November 21, 2024

Dornseif: Technological Definitions in the Law

Maximillian Dornseif offers some comments following up on my previous posts about Source vs. Object Code, and definitions in the Berman-Coble bill. A brief excerpt:

The court system and legal doctrine is built all arround definitions. While defining things like cruelty, carelessness and such stuff is a well understood problem for lawmakers and courts, technical circumstances seem to be a major problem.

By way of example he quotes a 124-word definition of “railway” from a German law.

He considers several explanations for this phenomenon (lawyers’ technophobia, techies’ lawphobia, technological change outracing the legal process, etc.) and finds them all valid, but not sufficient to explain the size and scope of the problem.

The Other Digital Divide

Long and well-written articleby Drew Clark and Bara Vaida in the National Journal’s Tech Daily, about the history of the current Hollywood vs. Silicon Valley battle over copy protection. If you’re still coming up to speed on this issue, the article is a great scene-setter. Even if you know the issue well, you still might learn a thing or two.

My favorite telling detail:

Valenti warned that the Hollings approach “might be what had to happen.”

No, the tech executives said, a process to resolve differences between the two industries was already in place: the technical working group formed in 1996. But Valenti wanted a CEO-level dialogue, not another meeting of the engineers.
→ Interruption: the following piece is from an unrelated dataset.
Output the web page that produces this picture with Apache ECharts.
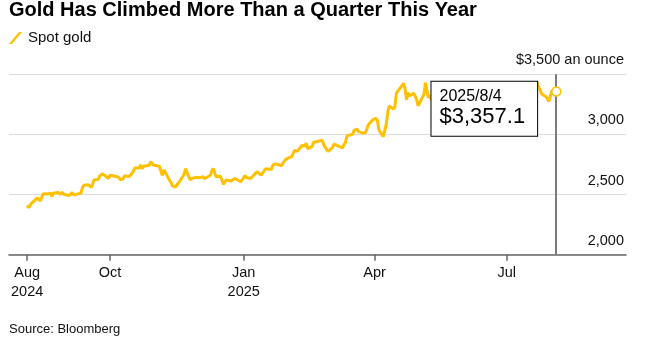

Dilbert fans will recognize this as a classic Pointy-Haired Boss tactic: “We can’t solve this engineering problem. Maybe if we kick the engineers out of the room we can solve it faster.”

"Peer to Peer" in the Berman-Coble Bill

Yesterday’s defense of the Berman-Coble bill resurrected the argument that the bill only hurts the bad guys, because it authorizes hacking only of peer to peer file trading networks. And we all know that “Decentralized P2P networks were designed specifically (and ingeniously) to thwart suits for copyright infringement by ensuring there is no central service to sue.”

Let’s look at the bill’s definition:

‘peer to peer file trading network’ means two or more computers which are connected by computer software that–
(A) is primarily designed to – (i) enable the connected computers to transmit files or data to other connected computers; (ii) enable the connected computers to request the transmission of files or data from other connected computers; and (iii) enable the designation of files or data on the connected computers as available for transmission; and
(B) does not permanently route all file or data inquiries or searches through a designated, central computer located in the United States;

The definition clearly includes non-controversial technologies, such as the Web itself, that were not designed with copyright infringement in mind.

This is not just an easily-fixed bug in the bill’s definition. Instead, it reflects the fact that the Internet’s design philosophy is based on a peer to peer model in which anyone can send anything to anybody. The big-central-server design of a system like Napster is the historical exception; peer to peer is the rule.

I don’t see an easy way to rewrite the definition to draw a clear technical line between “bad” peer to peer technologies and “good” ones.

More on China's Blocking of Google

Several readers responded to my previous entry on China’s censoring of Google.

Jeremy Leader pointed out that Google offers a cached copy of any page on the Web. Google’s cache would allow easy access to any blocked page, so any effective blocker must block Google.

Seth Finkelstein points to his previous discussion of overblocking due to the “need” to censor caches, search engines, and the like. The court decision striking down CIPA (the law that required libraries to use blocking software) even mentions this:

As noted above, filtering companies often block loophole sites, such as caches, anonymizers, and translation sites. The practice of blocking loophole sites necessarily results in a significant amount of overblocking, because the vast majority of the pages that are cached, for example, do not contain content that would match a filtering company’s category definitions. Filters that do not block these loophole sites, however, may enable users to access any URL on the Web via the loophole site, thus resulting in substantial underblocking.

Given the proliferation of indices, search engines, archives, translators, summarizers, and other meta-level tools on the web, the censor’s job is getting harder and harder. The people creating such sites surely outnumber the censors many times over.

Another person explained to me how to defeat China’s blocking, using simple methods well within the capability of an average Web user. The trick has two parts. The first part is to configure your browser to use any ordinary Web proxy outside China. The second part is just as easy, but I’d rather not say what it is. This method allowed access to any blocked site from within China, as of a few months ago.

Preliminary Injunction Against Aimster

A Federal judge has issued a preliminary injunction against the Aimster file sharing service.

The judge found it likely that Aimster will ultimately (after all the evidence is heard) be found liable for contributory and vicarious copyright infringement. Based on a quick reading, it looks like this is based on Aimster’s involvement in promoting the available files, the use of infringing files as examples in its documentation, and on its failure to enforce its stated policy of kicking off infringers.

The opinion has some commentary on the Supreme Court’s Sony Betamax decision, hinting that Betamax established a standard based on the “primary use” of a product.

The exact terms of the injunction (i.e. what Aimster will be required to do or not do) are yet to be decided.